Many Swiss gold exports continue to show key proportion of mainland Chinese gold imports are bypassing Hong Kong altogether.

Switzerland is the largest conduit for global gold exports with a number of refineries specialising in importing good delivery gold bars and other gold items, remelting and re-refining them and shipping them out again in the sizes more acceptable for the wholesale trade in gold bullion in the principal markets around the world. Last year, for example, Switzerland imported 1,755 tonnes of gold and re-refined this and re-exported 1,753 tonnes. The 10 countries listed below accounted for 90% of the Swiss gold exports.

Table 1. Top 10 recipients of Swiss gold exports in 2014

Rank

Country

Exports (Tonnes)

% of Total

1.

India

473

   27

2.

Hong Kong

379

   22

3.

Mainland China

221

   13

 

(Hong Kong and Mainland China together)

(600)

   (34)

4.

Singapore

135

     8

5.

Germany

   91

     5

6.

Turkey

   68

     4

7.

United Arab Emirates

   66

     4

8.

Saudi Arabia

   61

     3

9.

Thailand

   45

     3

10.

Italy

   44

     3

 

Global Total

1753

100%

Source: Swiss Import/Export Data and www.sharelynx.com

From the above figures it is clear that China (if one takes the Hong Kong and Mainland China figures together) was the largest importer of gold from Switzerland last year accounting for around 34%, closely followed by India at 27%. Interestingly the figures also show that of the gold exports to Hong Kong and China, only 63% went directly to the former and 37% directly to the Chinese mainland, which goes a long way to proving our frequently expressed point that Hong Kong gold imports can no longer be seen as a proxy for the Chinese total figure – a factor which is frequently ignored by much of the mainstream media.

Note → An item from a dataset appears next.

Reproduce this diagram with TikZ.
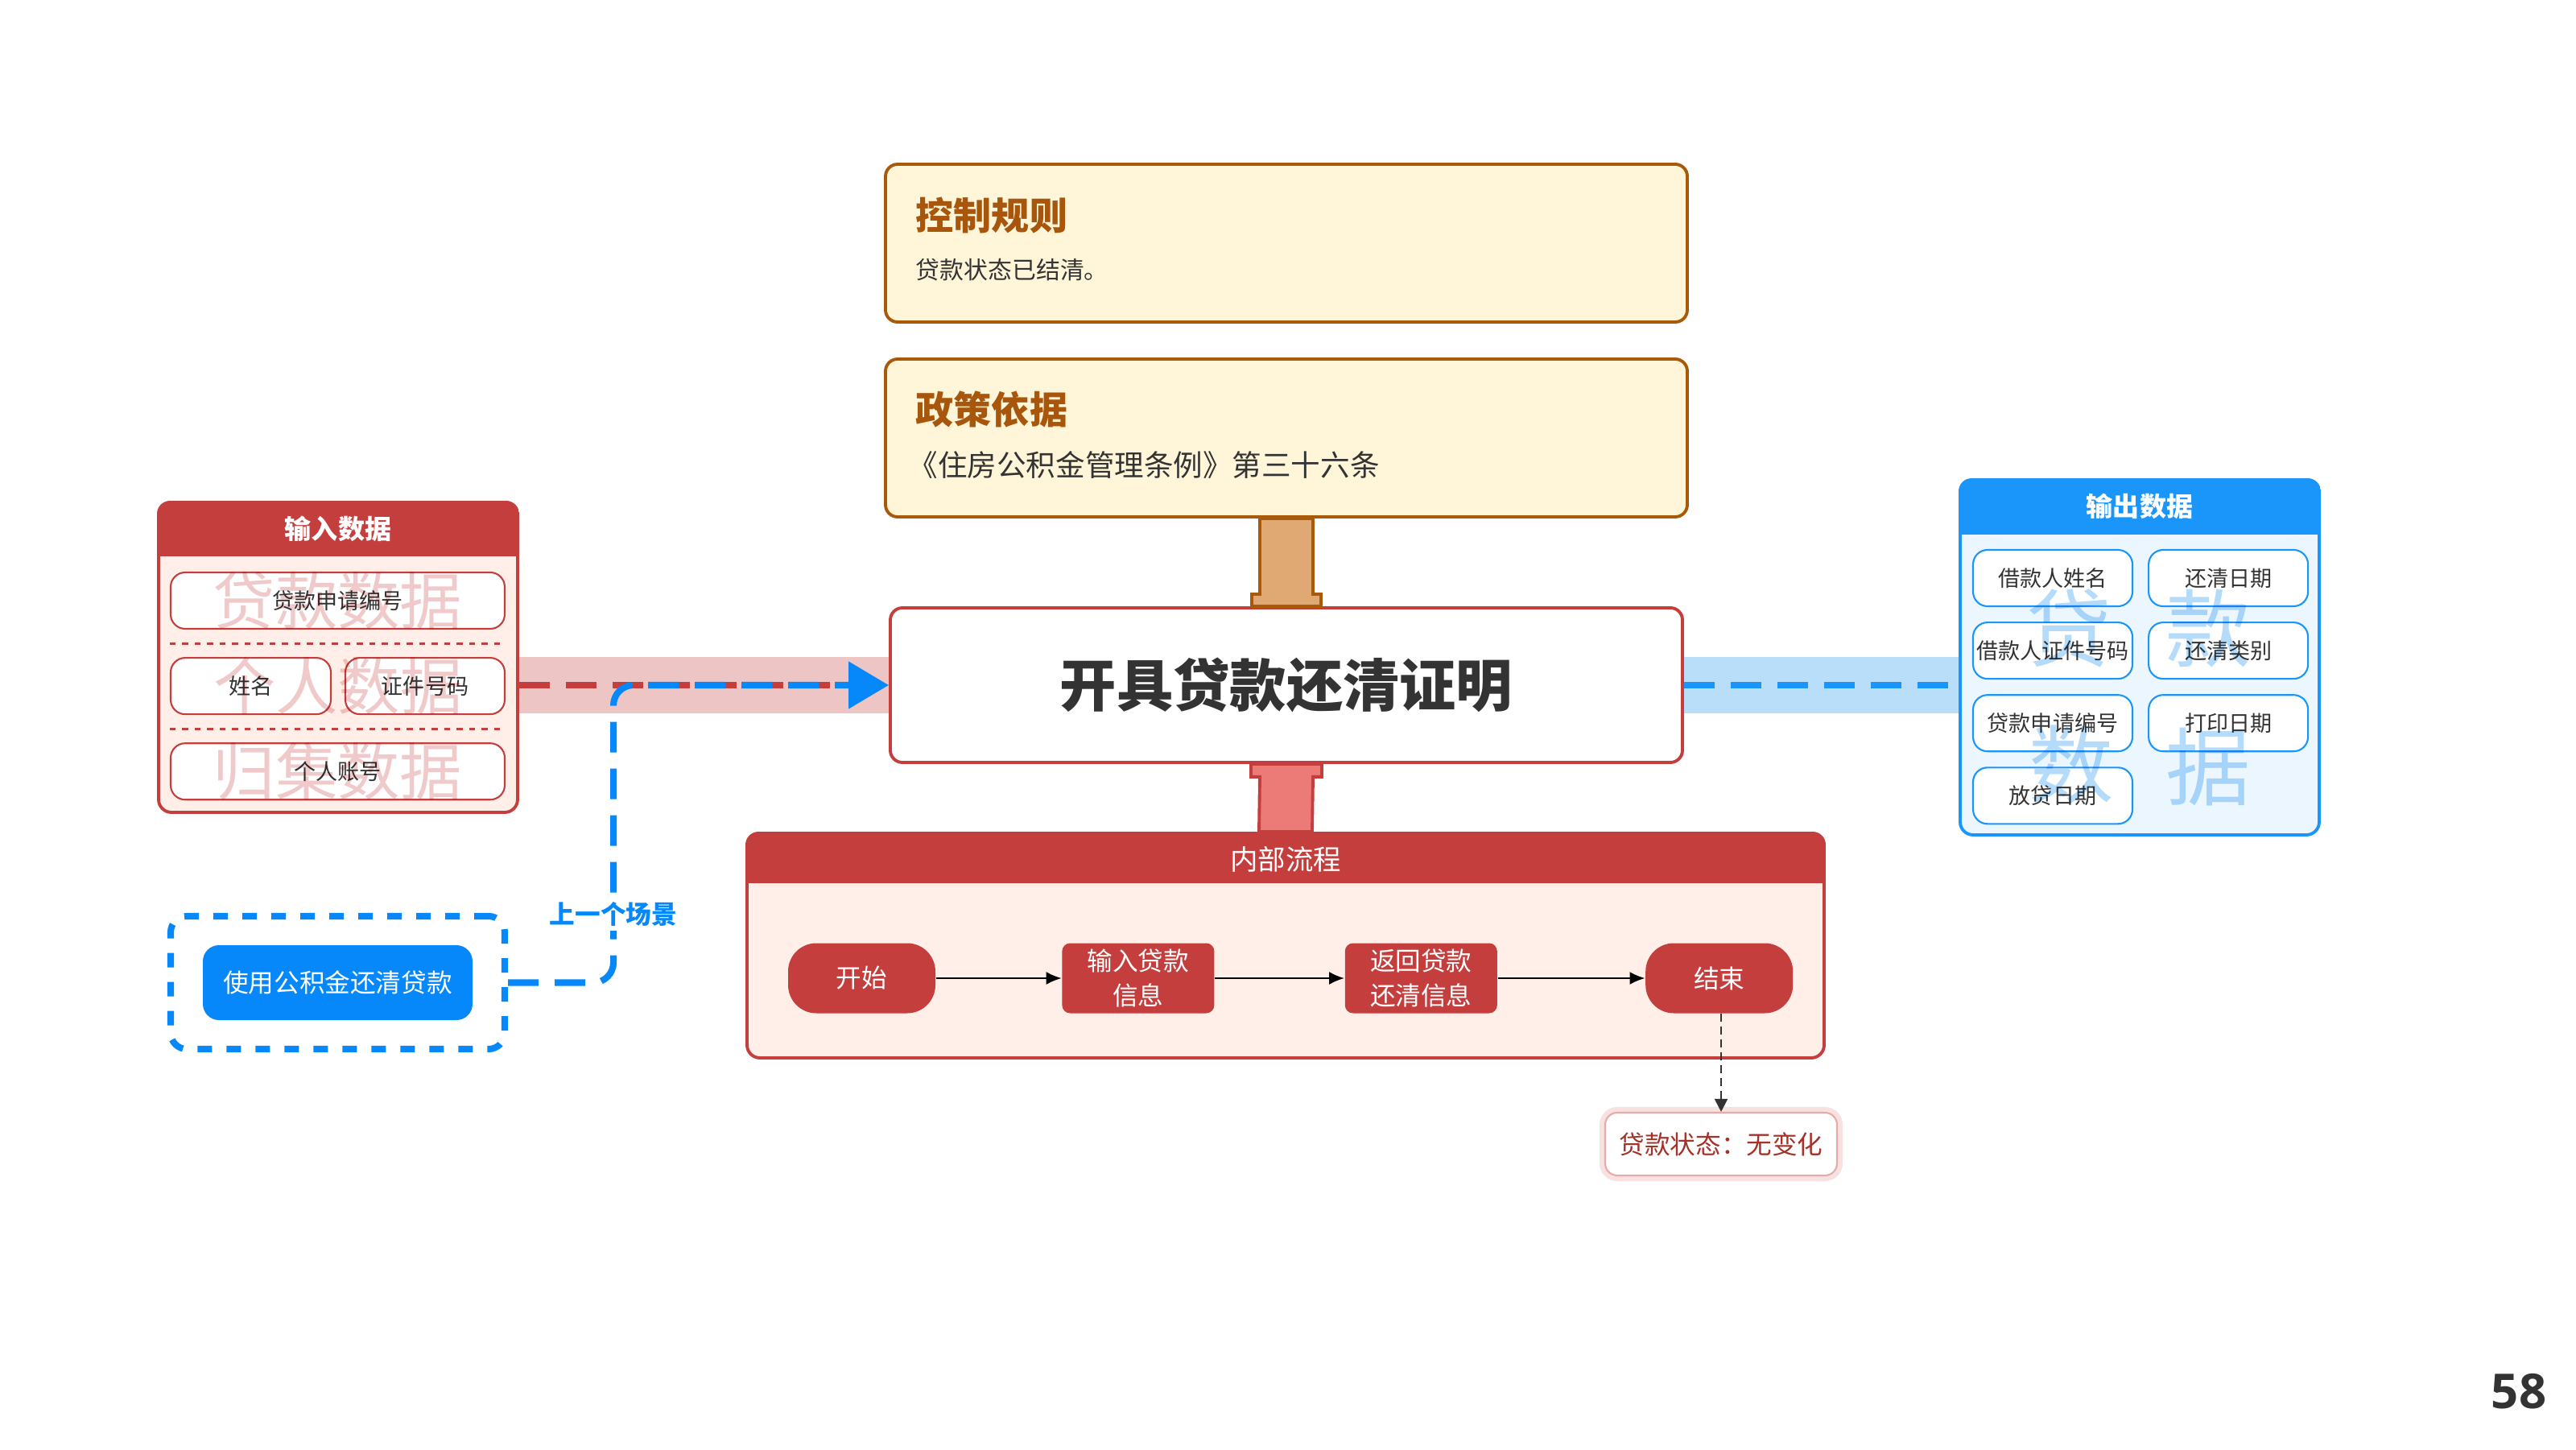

Of course, Switzerland is not the only source of Hong Kong and Chinese gold imports, but it is probably fair to assume that the Swiss breakdown will be similar to that for other countries, which export gold. There may well also be an ever increasing amount of directly imported gold from Chinese run mines operating overseas, hence our generally stated assumption that nowadays as much as 40% or more of Chinese gold imports are entering the country directly rather than via Hong Kong.

We now have access, courtesy of www.sharelynx.com, to the latest Swiss export data which show that in May this year, Hong Kong (36.4 tonnes) was the largest importer of Swiss gold, followed by India (24.7 tonnes) and Mainland China (18.8 tonnes), thus again showing that 34% of the combined Swiss gold exports to Hong Kong plus Mainland China went directly to the latter, bypassing Hong Kong altogether. These figures also suggest that overall Chinese demand remains relatively strong while Indian demand may be slipping ahead of the monsoon, although total exports to the three nations has fallen off somewhat compared with earlier in the year. These are normal seasonal variations. A chart showing the May Swiss gold export figures to the major importing nations is shown below.

The chart demonstrates that total Swiss gold exports for May came to 107.7 tonnes with 74% going to Hong Kong, China and India combined. Other major Asian and Middle Eastern nations accounted for a further 17%, again demonstrating the Eastern thirst for gold.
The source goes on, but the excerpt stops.